The release also said the tax is only one part of the proposed policy and prevention strategy which included clear food labeling, a restriction of junk food advertising to children and encouraging physical activity.
Sydney University Associate Professor of Marketing Teresa Davis conducted a study across six food brands and found that there were a number of ways digital marketers built their brand relationships with young consumers in ways not seen by traditional media.
Dr Davis said that working on her Doctorate of Philosophy (Ph.D.) had made it clear that young children do not understand advertising in the same way adults do.
“Cognitively, there are developmental differences. This simply means their minds are more vulnerable to persuasion,” she said.
“Regulations governing traditional advertising does more to help protect the vulnerable.
“Hidden advertising in newer forms of digital media makes it harder than ever for children, and their parents, to understand how much of it they are exposed to.

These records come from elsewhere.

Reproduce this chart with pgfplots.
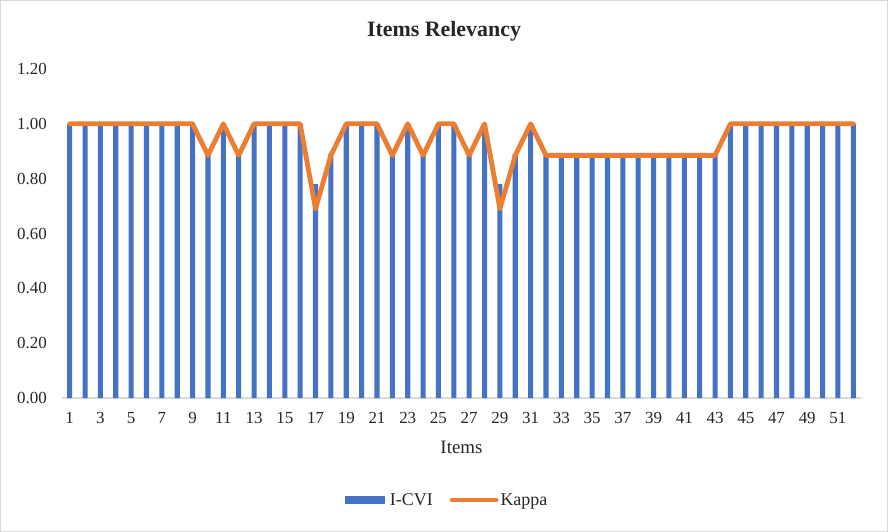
\documentclass[border=0pt]{standalone}
\usepackage{pgfplots}
\pgfplotsset{compat=1.18}
\usepackage{fontspec}
\setmainfont{Liberation Serif}
\definecolor{barblue}{HTML}{4472C4}
\definecolor{lineorange}{HTML}{ED7D31}
\definecolor{framegray}{HTML}{D9D9D9}
\pgfplotstableread{
item icvi kappa
1 1.00 1.00
2 1.00 1.00
3 1.00 1.00
4 1.00 1.00
5 1.00 1.00
6 1.00 1.00
7 1.00 1.00
8 1.00 1.00
9 1.00 1.00
10 0.89 0.885
11 1.00 1.00
12 0.89 0.885
13 1.00 1.00
14 1.00 1.00
15 1.00 1.00
16 1.00 1.00
17 0.78 0.69
18 0.89 0.885
19 1.00 1.00
20 1.00 1.00
21 1.00 1.00
22 0.89 0.885
23 1.00 1.00
24 0.89 0.885
25 1.00 1.00
26 1.00 1.00
27 0.89 0.885
28 1.00 1.00
29 0.78 0.69
30 0.89 0.885
31 1.00 1.00
32 0.89 0.885
33 0.89 0.885
34 0.89 0.885
35 0.89 0.885
36 0.89 0.885
37 0.89 0.885
38 0.89 0.885
39 0.89 0.885
40 0.89 0.885
41 0.89 0.885
42 0.89 0.885
43 0.89 0.885
44 1.00 1.00
45 1.00 1.00
46 1.00 1.00
47 1.00 1.00
48 1.00 1.00
49 1.00 1.00
50 1.00 1.00
51 1.00 1.00
52 1.00 1.00
}\datatable
\begin{document}
\begin{tikzpicture}
\draw[framegray, line width=1bp] (0.5bp,0.5bp) rectangle (887.5bp,531.5bp);
\node[font=\fontsize{22}{24}\selectfont\bfseries, text=black!85] at (444bp,501bp) {Items Relevancy};
\begin{axis}[
  at={(62bp,134bp)}, anchor=south west,
  scale only axis, width=799bp, height=329bp,
  xmin=0.5, xmax=52.5, ymin=0, ymax=1.2,
  axis lines*=left,
  x axis line style={-, draw=framegray, line width=1.2bp},
  y axis line style={draw=none},
  major tick length=0pt,
  xtick={1,3,...,51},
  ytick={0,0.2,...,1.2},
  /pgf/number format/assume math mode=true,
  yticklabel style={/pgf/number format/.cd, fixed, fixed zerofill, precision=2, /tikz/.cd, anchor=east, inner sep=0pt, xshift=-15bp, font=\fontsize{17}{20}\selectfont, text=black!85},
  xticklabel style={anchor=center, inner sep=0pt, yshift=-20bp, font=\fontsize{17}{20}\selectfont, text=black!85},
  xlabel={Items},
  xlabel style={at={(axis description cs:0.5,-0.149)}, anchor=center, inner sep=0pt, font=\fontsize{19}{22}\selectfont, text=black!85},
  legend columns=2,
  legend style={at={(0.482,-0.31)}, anchor=center, draw=none, font=\fontsize{18}{20}\selectfont, text=black!85,
    /tikz/every even column/.append style={column sep=15bp}},
  clip=false,
]
\addplot[ybar, bar width=0.33, fill=barblue, draw=none,
  legend image code/.code={\fill[barblue] (0bp,-4.3bp) rectangle (40bp,4.3bp); \path (0bp,0bp) -- (43bp,0bp);}]
  table[x=item, y=icvi] {\datatable};
\addlegendentry{I-CVI}
\addplot[lineorange, line width=4.8bp, line join=round, line cap=round, mark=none,
  legend image code/.code={\draw[lineorange, line width=4.8bp, line cap=round] (2bp,0bp) -- (42bp,0bp); \path (0bp,0bp) -- (44bp,0bp);}]
  table[x=item, y=kappa] {\datatable};
\addlegendentry{Kappa}
\end{axis}
\end{tikzpicture}
\end{document}
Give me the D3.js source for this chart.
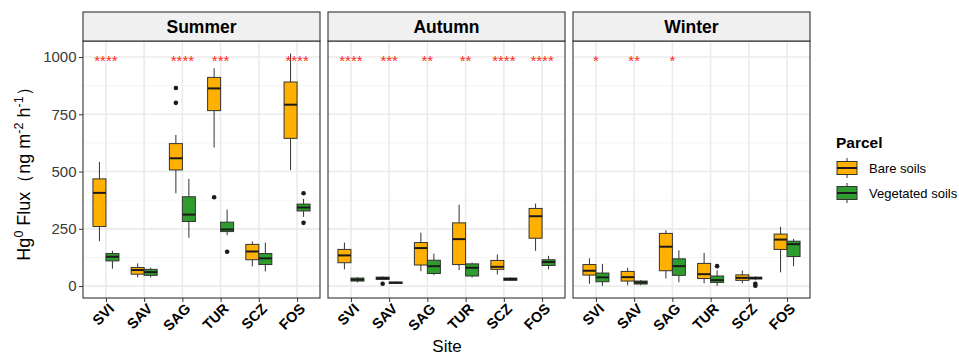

Dr Davis concluded, “The long-term effects of obesity in childhood leads to adult disease and adult obesity”.
According to the Australian Diabetes Council, Australians are “well aware of the health issues of sugar”, and on average consume more than 20 teaspoons of sugar every day.
The Australian Heart Foundation recommends no more than nine teaspoons of sugar per day.
The Food CHATs annual report 2015-16 stated that cutting back on sugar was a priority for Australians.
“We want to do it, we think about it doing it, and we know we should be doing it. But actually changing consumption is more difficult,” it said.
“Very few Australians will actually prioritise reducing sugar in the next 12 months, they certainly don’t want to do so by replacing sugar with natural alternatives such as Stevia, nor do they want to use artificial sweeteners.
“Finding the sweet spot between our intentions and our consumption is still a challenge.”
Food CHATs also reported that the number one health concern for Australians was that there was too much sugar in packaged foods.
The low-calorie sweetener alternative
New research has been released that suggests the sugar alternative- the low-calorie sweetener might be doing more harm than good.
George Washington University Associate Professor of Medicine Sabyasachi Sen, Doctor of Medicine (M.D) said that many health-conscious people consume low-calories sweeteners as an alternative to sugar.
“We believe that low-calorie sweeteners promote additional fat formation by allowing more glucose to enter the cells, and promotes inflammation, which may be more detrimental in obese individuals,” he said.
Mr Sen and his colleagues tested sucralose, a low-calorie sweetener, on stem cells to observe their reaction.
A 0.2 millimolar dose was added to the human fat tissue stem cells, revealing an increased expression of genes that were the markers for fat production and inflammation.
The University of Sydney’s Professor Colagiuri strongly supports a sugar tax.
“A sugar-sweetened beverages (SSB) tax will encourage people to shift to a healthier diet by reducing their consumption of sugary beverages, and shifting to untaxed healthier substitutes. It might also incentivise industry to reformulate to reduce the sugar content of SSB products,” he said.
With much-cited reports and studies questioning the link between sugar and obesity in Australia, it’s difficult to know which research to trust.
Various politicians and academics still feel that implementing a sugar tax would of benefit to the Australian people, even if the research no longer adds to equal that fact.
It seems to be that like a donut, the research keeps going around and coming back to where it started. How much of this research is straight fact, and how much is sugar-coated?